[start of Material provided]

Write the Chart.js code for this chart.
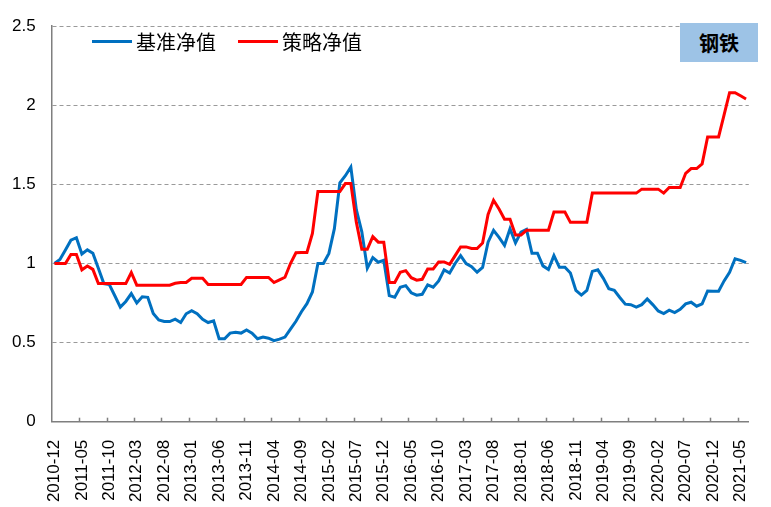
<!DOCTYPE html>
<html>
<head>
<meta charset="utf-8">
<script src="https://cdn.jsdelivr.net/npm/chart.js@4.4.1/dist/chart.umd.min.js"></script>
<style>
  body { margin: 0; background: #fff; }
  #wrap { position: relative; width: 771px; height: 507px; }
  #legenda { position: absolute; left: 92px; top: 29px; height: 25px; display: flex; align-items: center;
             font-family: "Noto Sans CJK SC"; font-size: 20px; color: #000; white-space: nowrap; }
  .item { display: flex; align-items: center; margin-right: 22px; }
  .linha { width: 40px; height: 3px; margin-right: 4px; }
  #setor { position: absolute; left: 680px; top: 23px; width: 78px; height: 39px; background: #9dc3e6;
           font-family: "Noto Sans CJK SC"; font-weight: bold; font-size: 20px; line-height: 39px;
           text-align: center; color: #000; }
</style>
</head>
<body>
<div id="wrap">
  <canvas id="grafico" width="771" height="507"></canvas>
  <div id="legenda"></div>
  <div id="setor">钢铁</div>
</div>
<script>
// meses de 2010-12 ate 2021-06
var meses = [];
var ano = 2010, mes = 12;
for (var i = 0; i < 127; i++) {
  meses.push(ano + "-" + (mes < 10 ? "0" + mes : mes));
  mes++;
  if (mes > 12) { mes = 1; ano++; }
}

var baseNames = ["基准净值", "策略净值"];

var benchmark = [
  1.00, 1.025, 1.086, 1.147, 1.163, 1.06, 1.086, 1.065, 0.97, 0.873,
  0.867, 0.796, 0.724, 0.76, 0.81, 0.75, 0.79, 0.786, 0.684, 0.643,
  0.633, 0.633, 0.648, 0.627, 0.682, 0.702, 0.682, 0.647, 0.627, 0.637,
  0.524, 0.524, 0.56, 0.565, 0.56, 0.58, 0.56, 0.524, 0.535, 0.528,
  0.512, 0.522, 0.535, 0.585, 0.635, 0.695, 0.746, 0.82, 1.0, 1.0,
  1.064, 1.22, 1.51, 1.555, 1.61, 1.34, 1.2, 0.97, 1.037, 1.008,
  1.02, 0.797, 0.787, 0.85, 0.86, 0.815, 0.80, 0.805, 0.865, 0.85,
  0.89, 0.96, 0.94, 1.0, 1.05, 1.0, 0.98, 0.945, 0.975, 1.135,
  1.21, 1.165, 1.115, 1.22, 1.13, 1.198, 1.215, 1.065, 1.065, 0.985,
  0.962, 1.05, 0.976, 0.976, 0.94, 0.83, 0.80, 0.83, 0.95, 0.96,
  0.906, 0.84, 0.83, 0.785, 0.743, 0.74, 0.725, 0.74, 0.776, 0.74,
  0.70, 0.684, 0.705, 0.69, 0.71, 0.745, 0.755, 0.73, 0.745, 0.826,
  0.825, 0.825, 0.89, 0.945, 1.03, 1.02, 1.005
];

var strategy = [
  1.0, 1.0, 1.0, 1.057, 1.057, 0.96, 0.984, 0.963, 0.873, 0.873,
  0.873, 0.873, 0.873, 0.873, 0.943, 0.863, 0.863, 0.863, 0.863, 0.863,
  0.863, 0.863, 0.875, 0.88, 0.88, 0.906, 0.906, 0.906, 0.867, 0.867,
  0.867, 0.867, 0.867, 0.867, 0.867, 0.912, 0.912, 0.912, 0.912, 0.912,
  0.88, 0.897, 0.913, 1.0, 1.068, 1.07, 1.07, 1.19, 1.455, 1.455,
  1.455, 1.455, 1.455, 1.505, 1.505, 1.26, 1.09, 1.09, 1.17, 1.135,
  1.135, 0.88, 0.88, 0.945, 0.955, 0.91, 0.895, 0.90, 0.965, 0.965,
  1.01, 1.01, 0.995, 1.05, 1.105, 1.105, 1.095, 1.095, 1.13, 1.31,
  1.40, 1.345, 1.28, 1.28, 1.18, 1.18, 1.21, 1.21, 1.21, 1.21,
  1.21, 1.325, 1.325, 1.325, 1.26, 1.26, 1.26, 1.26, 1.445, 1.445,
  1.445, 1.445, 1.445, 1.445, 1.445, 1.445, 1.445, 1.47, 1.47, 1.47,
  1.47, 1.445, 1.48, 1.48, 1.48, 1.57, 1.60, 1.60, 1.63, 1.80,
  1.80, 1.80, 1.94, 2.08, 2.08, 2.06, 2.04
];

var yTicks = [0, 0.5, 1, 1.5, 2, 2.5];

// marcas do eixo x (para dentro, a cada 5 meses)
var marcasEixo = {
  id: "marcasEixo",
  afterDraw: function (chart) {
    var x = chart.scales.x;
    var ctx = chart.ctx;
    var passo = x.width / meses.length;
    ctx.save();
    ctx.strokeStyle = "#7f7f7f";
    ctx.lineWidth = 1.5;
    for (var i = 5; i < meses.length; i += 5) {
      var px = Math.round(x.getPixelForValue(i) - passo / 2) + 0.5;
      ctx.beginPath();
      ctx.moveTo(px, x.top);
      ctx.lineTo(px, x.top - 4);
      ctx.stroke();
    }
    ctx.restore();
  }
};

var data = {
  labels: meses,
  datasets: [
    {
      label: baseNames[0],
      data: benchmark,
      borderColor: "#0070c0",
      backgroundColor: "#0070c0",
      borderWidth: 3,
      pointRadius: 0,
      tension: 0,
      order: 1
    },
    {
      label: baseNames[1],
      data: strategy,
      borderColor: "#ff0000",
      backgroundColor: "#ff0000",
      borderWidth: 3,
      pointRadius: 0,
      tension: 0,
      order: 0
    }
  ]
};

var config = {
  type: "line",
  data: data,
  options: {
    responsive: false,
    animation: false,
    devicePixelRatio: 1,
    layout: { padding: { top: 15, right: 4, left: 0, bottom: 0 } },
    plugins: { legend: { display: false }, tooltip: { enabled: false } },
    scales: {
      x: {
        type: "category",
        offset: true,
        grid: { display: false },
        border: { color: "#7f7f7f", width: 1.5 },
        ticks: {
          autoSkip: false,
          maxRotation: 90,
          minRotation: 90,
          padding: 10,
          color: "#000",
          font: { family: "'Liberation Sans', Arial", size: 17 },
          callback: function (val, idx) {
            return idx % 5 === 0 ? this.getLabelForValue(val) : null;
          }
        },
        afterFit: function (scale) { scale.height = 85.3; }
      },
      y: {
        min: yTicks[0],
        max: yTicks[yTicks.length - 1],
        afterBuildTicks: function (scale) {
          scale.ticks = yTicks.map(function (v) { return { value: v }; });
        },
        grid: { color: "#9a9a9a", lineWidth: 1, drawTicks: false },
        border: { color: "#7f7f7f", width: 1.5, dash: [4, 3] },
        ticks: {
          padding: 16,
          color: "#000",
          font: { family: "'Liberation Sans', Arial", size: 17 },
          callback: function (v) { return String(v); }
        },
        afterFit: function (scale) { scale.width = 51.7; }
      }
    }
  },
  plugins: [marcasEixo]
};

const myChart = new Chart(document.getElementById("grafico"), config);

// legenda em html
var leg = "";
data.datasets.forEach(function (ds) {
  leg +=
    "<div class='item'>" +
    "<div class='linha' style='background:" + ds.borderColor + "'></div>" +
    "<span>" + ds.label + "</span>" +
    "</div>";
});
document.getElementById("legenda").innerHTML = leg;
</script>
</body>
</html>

[end of Material provided]
[start of Material provided]

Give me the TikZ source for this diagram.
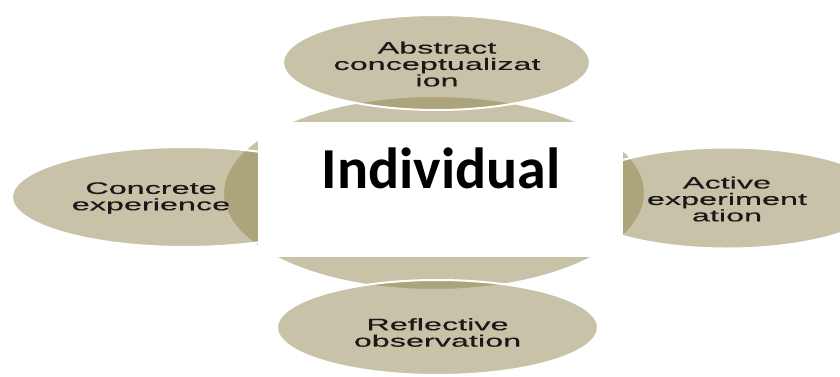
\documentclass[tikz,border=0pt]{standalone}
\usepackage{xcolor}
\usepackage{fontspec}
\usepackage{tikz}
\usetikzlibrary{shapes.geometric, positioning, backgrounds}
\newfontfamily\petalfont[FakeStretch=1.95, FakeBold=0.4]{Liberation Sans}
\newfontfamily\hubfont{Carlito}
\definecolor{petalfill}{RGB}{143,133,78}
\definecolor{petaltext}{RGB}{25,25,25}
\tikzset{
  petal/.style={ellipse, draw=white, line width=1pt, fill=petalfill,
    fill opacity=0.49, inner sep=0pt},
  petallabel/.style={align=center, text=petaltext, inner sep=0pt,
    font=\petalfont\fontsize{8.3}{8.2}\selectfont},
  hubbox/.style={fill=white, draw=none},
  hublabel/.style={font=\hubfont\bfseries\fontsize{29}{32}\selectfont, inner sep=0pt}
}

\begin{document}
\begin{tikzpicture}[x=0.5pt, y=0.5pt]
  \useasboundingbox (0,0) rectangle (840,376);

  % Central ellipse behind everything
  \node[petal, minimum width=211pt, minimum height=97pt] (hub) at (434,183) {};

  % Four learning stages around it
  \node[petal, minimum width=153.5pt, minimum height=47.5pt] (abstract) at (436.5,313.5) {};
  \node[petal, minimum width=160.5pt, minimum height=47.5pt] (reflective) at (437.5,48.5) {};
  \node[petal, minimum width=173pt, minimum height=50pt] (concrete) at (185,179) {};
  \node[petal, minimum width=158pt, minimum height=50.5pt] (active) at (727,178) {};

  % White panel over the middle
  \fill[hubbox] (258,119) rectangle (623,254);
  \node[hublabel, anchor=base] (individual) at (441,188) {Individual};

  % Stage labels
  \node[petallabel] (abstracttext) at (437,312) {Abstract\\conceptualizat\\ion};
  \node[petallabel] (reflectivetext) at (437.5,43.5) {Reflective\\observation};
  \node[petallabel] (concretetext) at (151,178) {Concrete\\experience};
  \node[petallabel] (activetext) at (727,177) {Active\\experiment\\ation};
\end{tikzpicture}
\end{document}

[end of Material provided]

## Instructions for the task
Reproduce only the lines running from the one that has "Give me the TikZ source for this diagram." through the one that has "(0,0) rectangle (840,376);", ends included. Any pictures in that stretch should not be copied.

## Expected answer
Give me the TikZ source for this diagram.
\documentclass[tikz,border=0pt]{standalone}
\usepackage{xcolor}
\usepackage{fontspec}
\usepackage{tikz}
\usetikzlibrary{shapes.geometric, positioning, backgrounds}
\newfontfamily\petalfont[FakeStretch=1.95, FakeBold=0.4]{Liberation Sans}
\newfontfamily\hubfont{Carlito}
\definecolor{petalfill}{RGB}{143,133,78}
\definecolor{petaltext}{RGB}{25,25,25}
\tikzset{
  petal/.style={ellipse, draw=white, line width=1pt, fill=petalfill,
    fill opacity=0.49, inner sep=0pt},
  petallabel/.style={align=center, text=petaltext, inner sep=0pt,
    font=\petalfont\fontsize{8.3}{8.2}\selectfont},
  hubbox/.style={fill=white, draw=none},
  hublabel/.style={font=\hubfont\bfseries\fontsize{29}{32}\selectfont, inner sep=0pt}
}

\begin{document}
\begin{tikzpicture}[x=0.5pt, y=0.5pt]
  \useasboundingbox (0,0) rectangle (840,376);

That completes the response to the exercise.